The author’s first book-length work of nonfiction opens with a reminiscence of a grandmother who scraped for food to stay alive during the dark years of the Holocaust, yet refused to violate kashrut law to eat a proffered piece of pork, saying, “If nothing matters, there’s nothing to save.” Against that time of want and the food insecurity his grandmother expressed for the rest of her life, Foer examines this time of too-muchness, of cupboards full of luxuries and days full of meaty meals made possible by an elaborate system of factories, stockyards and slaughterhouses. “Eating animals,” he writes, “is one of those topics, like abortion, where it is impossible to definitively know some of the most important details…and that cuts right to one’s deepest discomforts, often provoking defensiveness or aggression.” To his credit, the author is not shy of exploring his own discomforts while engaging in near-Talmudic analyses of the finer points of being a carnivore: If a pig is as smart as, if not smarter, than a dog and just as fond of playing with toys, then why aren’t they allowed to curl up next to the fire with us? Of course, Foer allows, there are cultures where eating dogs is considered a good thing, though none that come to mind where having pigs as pets is common.
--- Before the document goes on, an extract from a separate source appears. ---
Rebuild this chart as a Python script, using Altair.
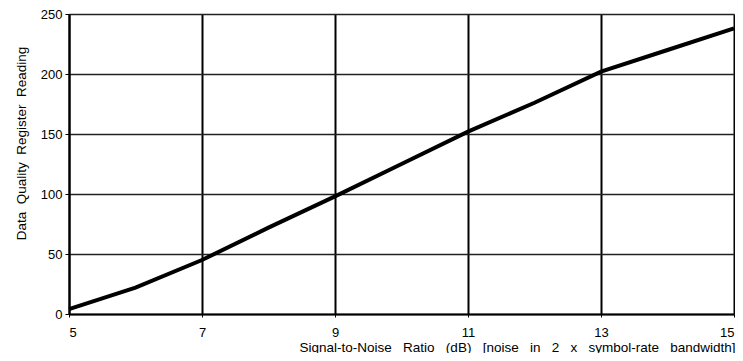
import altair as alt
import pandas as pd

snr = [5, 6, 7, 8, 9, 10, 11, 12, 13, 14, 15]
reading = [4, 22, 45, 72, 98, 125, 152, 176, 202, 220, 238]
x_ticks = [5, 7, 9, 11, 13, 15]
y_ticks = [0, 50, 100, 150, 200, 250]

NB = "\u00a0"
x_title_words = ["Signal-to-Noise", "Ratio", "(dB)", "[noise", "in", "2", "x",
                 "symbol-rate", "bandwidth]"]
y_title_words = ["Data", "Quality", "Register", "Reading"]
x_title = (NB + NB + " ").join(x_title_words)
y_title = (NB + " ").join(y_title_words)

df = pd.DataFrame({"snr": snr, "reading": reading})

FONT = "Liberation Sans"
W, H = 665, 300

chart = alt.Chart(df).mark_line(color="black", strokeWidth=4).encode(
    x=alt.X("snr:Q",
            scale=alt.Scale(domain=[5, 15], nice=False, zero=False),
            axis=alt.Axis(values=x_ticks, grid=True, gridColor="black",
                          gridWidth=2, domainColor="black", domainWidth=2,
                          tickColor="black", tickSize=3, labelFont=FONT, labelFontSize=13,
                          labelColor="black", labelPadding=9,
                          title=x_title,
                          titleFont=FONT, titleFontSize=13.5, titleFontWeight="normal",
                          titleColor="black", titleAnchor="end", titleAlign="right",
                          titleBaseline="alphabetic", titleX=W + 1, titleY=37)),
    y=alt.Y("reading:Q",
            scale=alt.Scale(domain=[0, 250], nice=False),
            axis=alt.Axis(values=y_ticks, grid=True, gridColor="#222222",
                          gridWidth=1.3, domainColor="black", domainWidth=2,
                          tickColor="black", tickSize=4, labelFont=FONT, labelFontSize=13,
                          labelColor="black", labelPadding=3,
                          title=y_title,
                          titleFont=FONT, titleFontSize=13.5, titleFontWeight="normal",
                          titleColor="black", titleAngle=-90, titleAlign="center",
                          titleBaseline="middle", titleX=-48, titleY=129)),
).properties(
    width=W, height=H,
    autosize=alt.AutoSizeParams(type="none"),
    padding={"left": 61, "top": 6, "right": 1, "bottom": 39},
).configure_view(stroke=None).configure(background="white")

chart.save("out.html", embed_options={"renderer": "svg", "actions": False})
Given the environmental costs of eating meat—“for every ten tuna, sharks, and other large predatory fish that were in our oceans fifty to a hundred years ago, only one is left”—and the looming sense that a time of scarcity is again in the offing, Foer’s case for ethical vegetarianism is wholly compelling.

A blend of solid—and discomforting—reportage with fierce advocacy that will make committed carnivores squeal.